BOISE - Public schools chief Tom Luna on Monday detailed a list of changes to his plan to overhaul Idaho's K-12 education system, further easing online course requirements for students and making other changes, but doing little to appease leaders of the state teachers union who have condemned the plan.

While the sweeping overhaul he unveiled at the start of the 2011 Idaho Legislature calls for increasing classroom sizes to pay for a bulk of the education reforms, school districts would have the flexibility to find the money elsewhere and could lower teacher pay instead, Luna said.

Debate over the plan to restructure how Idaho's scarce education dollars are spent has so far dominated the session and emotions are running high.
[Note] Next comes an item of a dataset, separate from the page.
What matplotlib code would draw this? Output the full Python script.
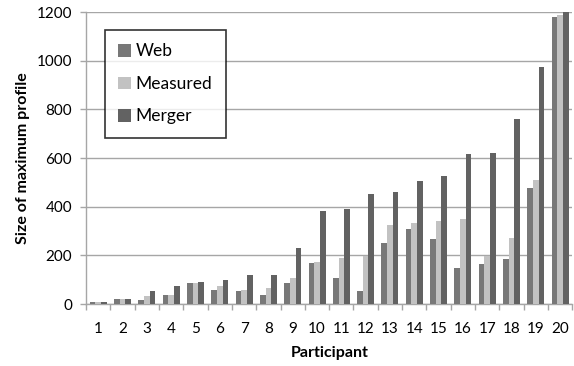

How high? Luna said he had to file a police report after an angry teacher showed up at his 71-year-old mother's home in Nampa on Saturday. No arrests were made.

"It was just totally uncalled for," Luna said. "When you look at the emails that have gone out, where they've listed people's addresses, they've listed their home phone numbers, they've said 'Go talk to their neighbors and tell their neighbors to go tell them not to support this. It's just union thuggery as far as I'm concerned."

The two bills were introduced earlier this month in the Idaho Senate, where they are now being reworked amid opposition from the teachers, parents and some lawmakers. The Senate Education Committee is serving as an initial battleground for the plan and the panel held four days of public testimony last week.

Luna first unveiled the overhaul in January and called for boosting technology in the classroom and equipping high school students with laptops while requiring them to take eight online courses before they graduate.

Idaho would tie some teacher pay to merit, and award bonuses for teachers who take on hard-to-fill positions and leadership roles.

An educator's starting salary would increase from $29,655 to $30,000, but the state would eliminate tenure for new educators and instead offer two-year rolling contracts.

Class sizes would increase slightly to help pay for the reforms, and the state would shed about 770 teaching jobs as classrooms grow and more courses are taught online, Luna said.

Luna previously told lawmakers he wanted high school students to start carrying laptops in the ninth grade and take two online course credits each year, for a total of eight credits. But the bills he drafted and presented to lawmakers at the start of this month would only require students to take six online course credits before they graduate.

Under proposed changes, students would only have to take four online credits, and school districts would decide when they get the state-issued laptops.

The implementation of the laptop program would also take place over the course of 18 months and students would no longer get the computers after they graduate, as the legislation initially proposed. School districts could instead re-distribute the computers to younger students, under proposed changes to the plan.

The plan is being reintroduced as three bills, with the pay-for-performance plan for teachers before lawmakers as a separate piece of legislation, Luna said.

"We heard good ideas and good comments and we responded accordingly," Luna said.

A list of changes circulated among state lawmakers earlier Monday did not address a piece of the plan drawing some of the most criticism - increasing class sizes to help pay for the reforms. Luna clarified that school districts would have flexibility in whether they increase class sizes. The state Department of Education heard from many teachers who said they would rather take a pay cut then see their classroom sizes increase.

The legislation will allow them to make that choice, Luna said.

While the changes were in response to public testimony on the plan, Idaho Education Association President Sherri Wood said they do not fully address the outpouring of concerns from teachers and parents over classroom sizes, and the requirement that students take online courses.

"Those things are still there," Wood said. "These changes do not address the issues that were debated thoroughly last week."